> Data to use
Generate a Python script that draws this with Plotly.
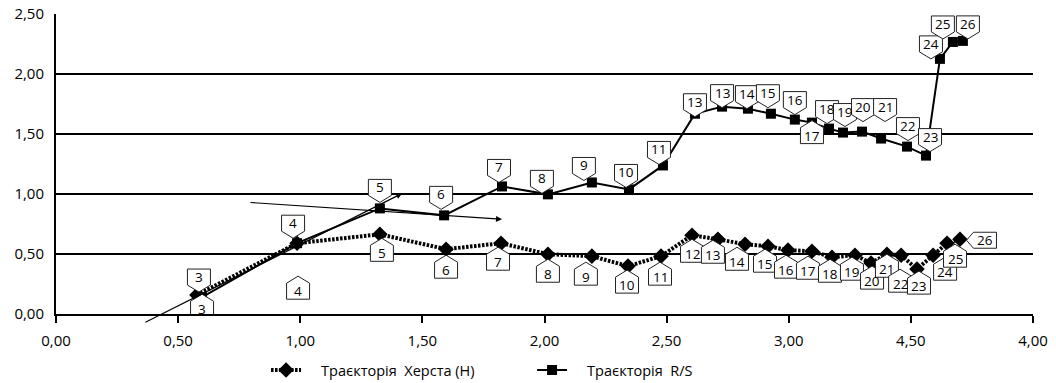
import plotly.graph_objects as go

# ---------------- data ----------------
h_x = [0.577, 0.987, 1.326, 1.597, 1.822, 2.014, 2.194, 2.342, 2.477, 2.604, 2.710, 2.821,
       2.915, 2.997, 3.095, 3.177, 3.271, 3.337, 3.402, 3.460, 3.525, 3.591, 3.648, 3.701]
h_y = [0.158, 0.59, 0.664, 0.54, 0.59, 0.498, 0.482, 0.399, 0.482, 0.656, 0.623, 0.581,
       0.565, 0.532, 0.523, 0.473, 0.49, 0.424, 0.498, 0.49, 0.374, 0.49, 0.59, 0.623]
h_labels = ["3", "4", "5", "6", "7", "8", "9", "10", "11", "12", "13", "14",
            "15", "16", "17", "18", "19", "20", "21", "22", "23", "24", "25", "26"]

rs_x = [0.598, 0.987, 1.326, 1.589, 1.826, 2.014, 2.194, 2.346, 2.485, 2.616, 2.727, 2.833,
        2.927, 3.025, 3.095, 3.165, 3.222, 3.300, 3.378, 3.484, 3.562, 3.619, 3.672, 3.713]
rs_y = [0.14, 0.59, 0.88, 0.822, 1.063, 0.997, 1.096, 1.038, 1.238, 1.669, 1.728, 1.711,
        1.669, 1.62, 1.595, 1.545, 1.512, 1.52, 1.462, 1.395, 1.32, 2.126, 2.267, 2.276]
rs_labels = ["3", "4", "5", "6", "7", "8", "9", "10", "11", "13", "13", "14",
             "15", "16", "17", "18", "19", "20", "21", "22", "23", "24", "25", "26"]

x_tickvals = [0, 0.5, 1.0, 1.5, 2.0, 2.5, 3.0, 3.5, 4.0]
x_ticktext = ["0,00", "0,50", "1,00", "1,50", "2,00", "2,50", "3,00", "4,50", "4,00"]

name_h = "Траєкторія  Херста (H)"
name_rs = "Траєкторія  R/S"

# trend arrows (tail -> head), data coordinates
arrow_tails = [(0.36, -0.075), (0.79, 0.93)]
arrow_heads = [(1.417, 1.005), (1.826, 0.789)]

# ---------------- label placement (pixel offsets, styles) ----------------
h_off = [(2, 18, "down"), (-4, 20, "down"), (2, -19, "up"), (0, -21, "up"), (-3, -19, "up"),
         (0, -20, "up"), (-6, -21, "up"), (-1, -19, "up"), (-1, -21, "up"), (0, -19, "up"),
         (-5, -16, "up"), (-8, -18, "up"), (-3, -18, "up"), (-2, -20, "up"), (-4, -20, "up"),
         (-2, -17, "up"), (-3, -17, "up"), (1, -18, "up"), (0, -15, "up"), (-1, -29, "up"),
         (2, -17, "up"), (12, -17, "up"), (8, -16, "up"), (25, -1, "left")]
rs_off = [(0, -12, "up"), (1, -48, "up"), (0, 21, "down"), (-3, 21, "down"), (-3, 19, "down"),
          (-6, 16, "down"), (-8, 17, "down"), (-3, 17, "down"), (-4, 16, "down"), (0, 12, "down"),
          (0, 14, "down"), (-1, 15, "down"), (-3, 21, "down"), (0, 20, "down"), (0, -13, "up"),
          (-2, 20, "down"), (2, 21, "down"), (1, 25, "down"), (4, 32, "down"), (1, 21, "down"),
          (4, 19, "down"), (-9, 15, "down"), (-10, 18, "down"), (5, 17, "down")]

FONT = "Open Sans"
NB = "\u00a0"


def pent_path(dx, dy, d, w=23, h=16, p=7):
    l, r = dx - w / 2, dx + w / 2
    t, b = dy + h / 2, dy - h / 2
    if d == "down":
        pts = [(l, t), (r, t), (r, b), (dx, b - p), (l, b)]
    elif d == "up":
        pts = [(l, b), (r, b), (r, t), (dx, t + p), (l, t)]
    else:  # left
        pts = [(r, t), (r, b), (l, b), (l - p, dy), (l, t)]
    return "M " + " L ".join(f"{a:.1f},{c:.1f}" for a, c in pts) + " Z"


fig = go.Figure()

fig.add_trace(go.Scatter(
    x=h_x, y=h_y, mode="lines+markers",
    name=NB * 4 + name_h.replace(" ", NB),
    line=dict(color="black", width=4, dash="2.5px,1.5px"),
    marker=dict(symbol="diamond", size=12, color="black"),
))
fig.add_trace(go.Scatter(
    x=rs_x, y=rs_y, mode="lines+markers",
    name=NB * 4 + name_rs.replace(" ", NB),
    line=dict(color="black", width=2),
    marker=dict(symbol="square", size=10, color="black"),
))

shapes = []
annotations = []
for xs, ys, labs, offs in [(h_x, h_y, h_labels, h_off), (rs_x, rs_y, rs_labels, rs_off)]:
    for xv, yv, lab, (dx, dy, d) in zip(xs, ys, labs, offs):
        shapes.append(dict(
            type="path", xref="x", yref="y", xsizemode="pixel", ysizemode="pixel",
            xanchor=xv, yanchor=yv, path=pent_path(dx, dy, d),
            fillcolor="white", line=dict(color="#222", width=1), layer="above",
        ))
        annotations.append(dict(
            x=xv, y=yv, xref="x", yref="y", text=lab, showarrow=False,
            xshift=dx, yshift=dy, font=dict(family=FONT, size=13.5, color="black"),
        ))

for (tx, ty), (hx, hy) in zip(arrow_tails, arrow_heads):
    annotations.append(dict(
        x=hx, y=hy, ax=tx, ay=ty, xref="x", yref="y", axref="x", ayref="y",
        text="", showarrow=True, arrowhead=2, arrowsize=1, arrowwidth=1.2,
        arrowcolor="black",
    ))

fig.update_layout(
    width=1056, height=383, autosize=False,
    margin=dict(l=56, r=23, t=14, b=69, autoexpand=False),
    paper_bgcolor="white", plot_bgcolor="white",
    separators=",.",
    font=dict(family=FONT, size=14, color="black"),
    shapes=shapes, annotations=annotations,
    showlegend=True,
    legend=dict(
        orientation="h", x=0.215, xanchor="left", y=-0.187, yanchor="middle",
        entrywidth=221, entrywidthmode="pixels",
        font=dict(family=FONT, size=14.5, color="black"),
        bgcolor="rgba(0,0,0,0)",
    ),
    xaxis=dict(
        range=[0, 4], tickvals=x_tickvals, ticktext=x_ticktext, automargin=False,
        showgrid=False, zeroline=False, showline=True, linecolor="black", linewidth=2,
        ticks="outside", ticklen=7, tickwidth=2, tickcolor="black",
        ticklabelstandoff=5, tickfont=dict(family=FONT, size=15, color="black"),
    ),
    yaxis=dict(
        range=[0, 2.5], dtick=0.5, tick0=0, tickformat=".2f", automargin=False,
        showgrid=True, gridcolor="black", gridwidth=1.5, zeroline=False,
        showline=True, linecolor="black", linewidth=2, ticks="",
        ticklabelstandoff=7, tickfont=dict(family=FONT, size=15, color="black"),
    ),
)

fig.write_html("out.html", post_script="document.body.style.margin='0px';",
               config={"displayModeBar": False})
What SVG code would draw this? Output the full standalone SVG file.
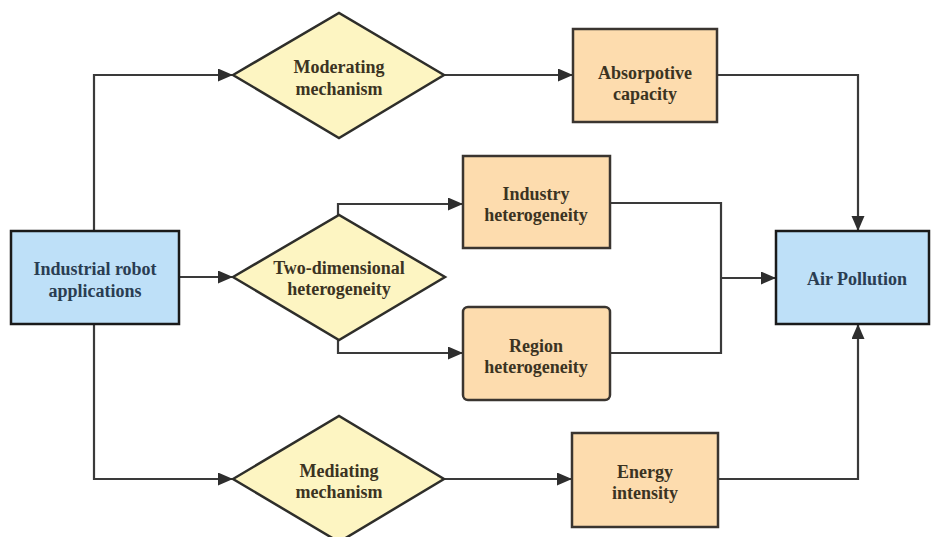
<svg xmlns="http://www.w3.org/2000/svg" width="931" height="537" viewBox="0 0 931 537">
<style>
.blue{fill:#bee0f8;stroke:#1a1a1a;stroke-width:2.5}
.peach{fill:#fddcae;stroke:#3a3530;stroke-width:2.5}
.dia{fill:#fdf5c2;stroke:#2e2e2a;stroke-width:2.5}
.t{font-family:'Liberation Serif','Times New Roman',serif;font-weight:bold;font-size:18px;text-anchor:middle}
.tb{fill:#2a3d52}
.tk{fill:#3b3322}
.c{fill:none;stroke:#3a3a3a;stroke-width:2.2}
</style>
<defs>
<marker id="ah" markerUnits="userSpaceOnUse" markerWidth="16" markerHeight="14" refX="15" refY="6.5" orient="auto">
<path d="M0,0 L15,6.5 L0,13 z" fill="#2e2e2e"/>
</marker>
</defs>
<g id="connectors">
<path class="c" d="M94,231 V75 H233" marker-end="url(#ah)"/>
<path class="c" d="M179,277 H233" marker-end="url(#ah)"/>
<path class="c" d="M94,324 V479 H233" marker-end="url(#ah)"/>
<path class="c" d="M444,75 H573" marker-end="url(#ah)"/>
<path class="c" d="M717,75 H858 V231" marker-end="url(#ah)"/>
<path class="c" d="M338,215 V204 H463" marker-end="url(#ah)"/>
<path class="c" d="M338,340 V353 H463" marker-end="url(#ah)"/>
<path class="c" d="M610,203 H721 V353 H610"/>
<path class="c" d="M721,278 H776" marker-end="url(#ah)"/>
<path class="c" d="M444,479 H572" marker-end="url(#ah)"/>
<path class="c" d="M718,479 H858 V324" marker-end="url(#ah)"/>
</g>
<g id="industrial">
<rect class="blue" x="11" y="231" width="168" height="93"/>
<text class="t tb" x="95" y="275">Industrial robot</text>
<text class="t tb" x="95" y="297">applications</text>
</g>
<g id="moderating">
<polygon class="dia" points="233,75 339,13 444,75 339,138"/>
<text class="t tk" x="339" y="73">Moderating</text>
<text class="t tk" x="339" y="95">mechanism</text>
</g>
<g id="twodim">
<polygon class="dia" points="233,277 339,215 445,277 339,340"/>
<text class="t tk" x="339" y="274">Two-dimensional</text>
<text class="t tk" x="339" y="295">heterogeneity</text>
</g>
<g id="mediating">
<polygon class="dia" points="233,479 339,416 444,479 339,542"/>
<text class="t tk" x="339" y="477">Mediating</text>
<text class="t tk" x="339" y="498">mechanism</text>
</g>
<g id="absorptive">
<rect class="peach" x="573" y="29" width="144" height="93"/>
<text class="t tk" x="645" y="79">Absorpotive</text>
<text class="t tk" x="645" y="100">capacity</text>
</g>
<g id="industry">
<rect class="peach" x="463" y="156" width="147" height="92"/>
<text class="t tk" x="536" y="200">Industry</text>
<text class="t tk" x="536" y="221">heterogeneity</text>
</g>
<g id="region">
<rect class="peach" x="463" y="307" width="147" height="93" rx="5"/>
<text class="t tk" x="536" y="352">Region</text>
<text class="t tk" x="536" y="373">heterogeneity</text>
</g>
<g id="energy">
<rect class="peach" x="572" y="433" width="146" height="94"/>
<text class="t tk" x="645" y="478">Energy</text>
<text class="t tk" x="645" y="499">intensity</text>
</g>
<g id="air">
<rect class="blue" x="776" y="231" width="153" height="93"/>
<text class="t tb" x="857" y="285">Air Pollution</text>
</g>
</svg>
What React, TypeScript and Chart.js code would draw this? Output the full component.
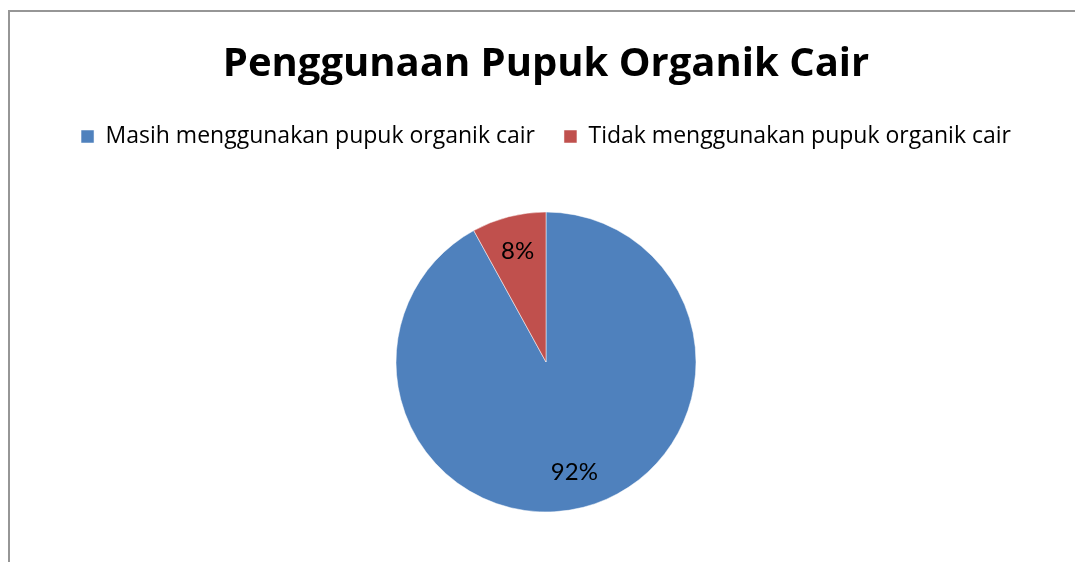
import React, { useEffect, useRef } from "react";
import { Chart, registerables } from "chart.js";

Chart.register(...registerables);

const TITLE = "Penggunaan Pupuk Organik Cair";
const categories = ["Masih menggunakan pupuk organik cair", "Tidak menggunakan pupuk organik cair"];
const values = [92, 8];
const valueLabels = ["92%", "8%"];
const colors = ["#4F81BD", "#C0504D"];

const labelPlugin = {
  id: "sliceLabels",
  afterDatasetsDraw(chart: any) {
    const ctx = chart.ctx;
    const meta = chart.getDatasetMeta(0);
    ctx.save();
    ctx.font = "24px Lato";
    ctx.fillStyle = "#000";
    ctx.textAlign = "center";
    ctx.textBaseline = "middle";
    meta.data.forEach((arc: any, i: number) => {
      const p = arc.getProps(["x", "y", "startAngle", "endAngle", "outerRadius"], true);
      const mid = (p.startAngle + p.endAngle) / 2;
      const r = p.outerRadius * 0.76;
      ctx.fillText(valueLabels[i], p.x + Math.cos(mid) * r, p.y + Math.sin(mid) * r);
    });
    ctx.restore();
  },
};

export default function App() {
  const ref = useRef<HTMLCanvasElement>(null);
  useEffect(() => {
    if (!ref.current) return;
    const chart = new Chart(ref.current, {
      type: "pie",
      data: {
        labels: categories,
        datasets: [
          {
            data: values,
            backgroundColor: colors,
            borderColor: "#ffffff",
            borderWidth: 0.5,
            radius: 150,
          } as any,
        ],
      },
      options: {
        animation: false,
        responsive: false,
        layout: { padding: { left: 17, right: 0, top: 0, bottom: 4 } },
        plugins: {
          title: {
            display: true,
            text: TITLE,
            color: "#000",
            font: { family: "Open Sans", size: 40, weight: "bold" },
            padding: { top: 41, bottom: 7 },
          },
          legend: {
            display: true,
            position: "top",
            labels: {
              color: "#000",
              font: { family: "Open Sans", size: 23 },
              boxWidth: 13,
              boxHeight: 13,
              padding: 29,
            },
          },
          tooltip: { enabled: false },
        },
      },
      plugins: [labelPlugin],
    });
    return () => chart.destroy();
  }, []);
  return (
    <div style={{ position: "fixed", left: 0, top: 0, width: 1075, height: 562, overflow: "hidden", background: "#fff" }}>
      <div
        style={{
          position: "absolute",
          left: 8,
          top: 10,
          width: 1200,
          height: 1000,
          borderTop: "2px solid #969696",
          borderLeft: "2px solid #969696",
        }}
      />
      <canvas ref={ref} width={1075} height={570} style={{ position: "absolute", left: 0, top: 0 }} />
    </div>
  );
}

> What to work on
Could you repeat exactly the lines from the first one of the records above through the line containing "arrow_heads = [(1.417, 1.005), (1.826, 0.789)]", leaving out any pictures?

> Full answer
Generate a Python script that draws this with Plotly.
import plotly.graph_objects as go

# ---------------- data ----------------
h_x = [0.577, 0.987, 1.326, 1.597, 1.822, 2.014, 2.194, 2.342, 2.477, 2.604, 2.710, 2.821,
       2.915, 2.997, 3.095, 3.177, 3.271, 3.337, 3.402, 3.460, 3.525, 3.591, 3.648, 3.701]
h_y = [0.158, 0.59, 0.664, 0.54, 0.59, 0.498, 0.482, 0.399, 0.482, 0.656, 0.623, 0.581,
       0.565, 0.532, 0.523, 0.473, 0.49, 0.424, 0.498, 0.49, 0.374, 0.49, 0.59, 0.623]
h_labels = ["3", "4", "5", "6", "7", "8", "9", "10", "11", "12", "13", "14",
            "15", "16", "17", "18", "19", "20", "21", "22", "23", "24", "25", "26"]

rs_x = [0.598, 0.987, 1.326, 1.589, 1.826, 2.014, 2.194, 2.346, 2.485, 2.616, 2.727, 2.833,
        2.927, 3.025, 3.095, 3.165, 3.222, 3.300, 3.378, 3.484, 3.562, 3.619, 3.672, 3.713]
rs_y = [0.14, 0.59, 0.88, 0.822, 1.063, 0.997, 1.096, 1.038, 1.238, 1.669, 1.728, 1.711,
        1.669, 1.62, 1.595, 1.545, 1.512, 1.52, 1.462, 1.395, 1.32, 2.126, 2.267, 2.276]
rs_labels = ["3", "4", "5", "6", "7", "8", "9", "10", "11", "13", "13", "14",
             "15", "16", "17", "18", "19", "20", "21", "22", "23", "24", "25", "26"]

x_tickvals = [0, 0.5, 1.0, 1.5, 2.0, 2.5, 3.0, 3.5, 4.0]
x_ticktext = ["0,00", "0,50", "1,00", "1,50", "2,00", "2,50", "3,00", "4,50", "4,00"]

name_h = "Траєкторія  Херста (H)"
name_rs = "Траєкторія  R/S"

# trend arrows (tail -> head), data coordinates
arrow_tails = [(0.36, -0.075), (0.79, 0.93)]
arrow_heads = [(1.417, 1.005), (1.826, 0.789)]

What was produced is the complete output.